I'm with Fraggles on this one! I also don't agree with traipsing gf's/bf's through childrens lives but they haven't been seeing each other for a few weeks plus he has already met the son so he already has a bond with him. They are obviously serious about one another for that to have already taken place. 
Like Fraggles said, you don't have to be married for it to be serious and like I have said things can change in the blink of an eye! I was with FOB for 7 years and now we are no longer together, it wasn't how I planned things.


----------



## singledadof4

We have been together for 4 months. We will end up getting married in a year or two and I am not scared to propose to her. I would right now if I knew the timing was right. We have discussed that we are serious with each other. I don't want anyone else and either does she. I guess they say, when you meet the right one,, you just know.


----------



## Laura2919

singledadof4 said:


> We have been together for 4 months. We will end up getting married in a year or two and I am not scared to propose to her. I would right now if I knew the timing was right. We have discussed that we are serious with each other. I don't want anyone else and either does she.
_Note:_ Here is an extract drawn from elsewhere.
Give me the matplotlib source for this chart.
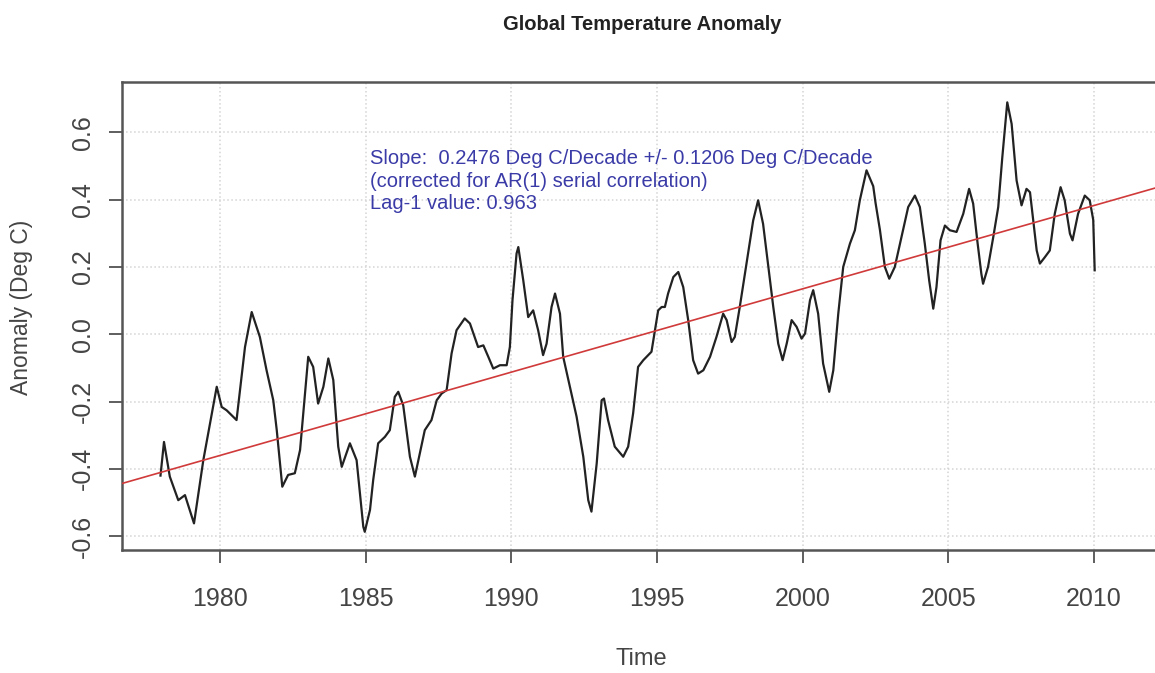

I guess they say, when you meet the right one,, you just know.

Then if you know your serious and your not messing around you can explain to him why you sleep in Mummy's bed if that is something he would even ask.


----------



## babytime1992

singledadof4 said:


> We have been together for 4 months. We will end up getting married in a year or two and I am not scared to propose to her. I would right now if I knew the timing was right. We have discussed that we are serious with each other. I don't want anyone else and either does she. I guess they say, when you meet the right one,, you just know.


Well then congrats! I was assuming since you all had been dating for only 4 months maybe you guys hadn't reached "that point" in your relationship yet. In your case however, I think sleeping together is fine and if her boy asks just explain that sleeping together is what two people in love do :)


----------



## singledadof4

I know, isn't it crazy that after 4 months, it can be this real. I sometimes laugh to myself, how is this possible. How am I so connected to her, how can I be so emotionally attached to her. She feels the same way about me,, how is it possible that she is emotionally attached to me and she NEVER was this much attached with anyone else. She loves the fact, I can read right through her and support her emotionally. We will end up getting married. 

I heard people get engaged within months and I can see why,,, however I am scared too. I heard people who got engaged in 4 to 5 months and now is celebrating their 25th wedding aniversary. I guess when you know and feel it's right,, you see a long road of happiness together.

So we did discuss sleeping in the same bed this coming weekend. My GF will talk with her son before Friday and tell him that Mike is mommy's boyfriend and no longer considered just a friend. My GF even told her ex husband that Mike is my boyfriend and will be around their son. I guess this was a deal they made with each other to let the other party know when someone serious comes into their life, they are to notify the other. So I will sleep with my GF this weekend and her son will sleep across the hall. Yes we will be quiet if we have sex ,,,, I can only imagine that conversation if her son catches us. I am sure she will not close her bedroom door on her son.


----------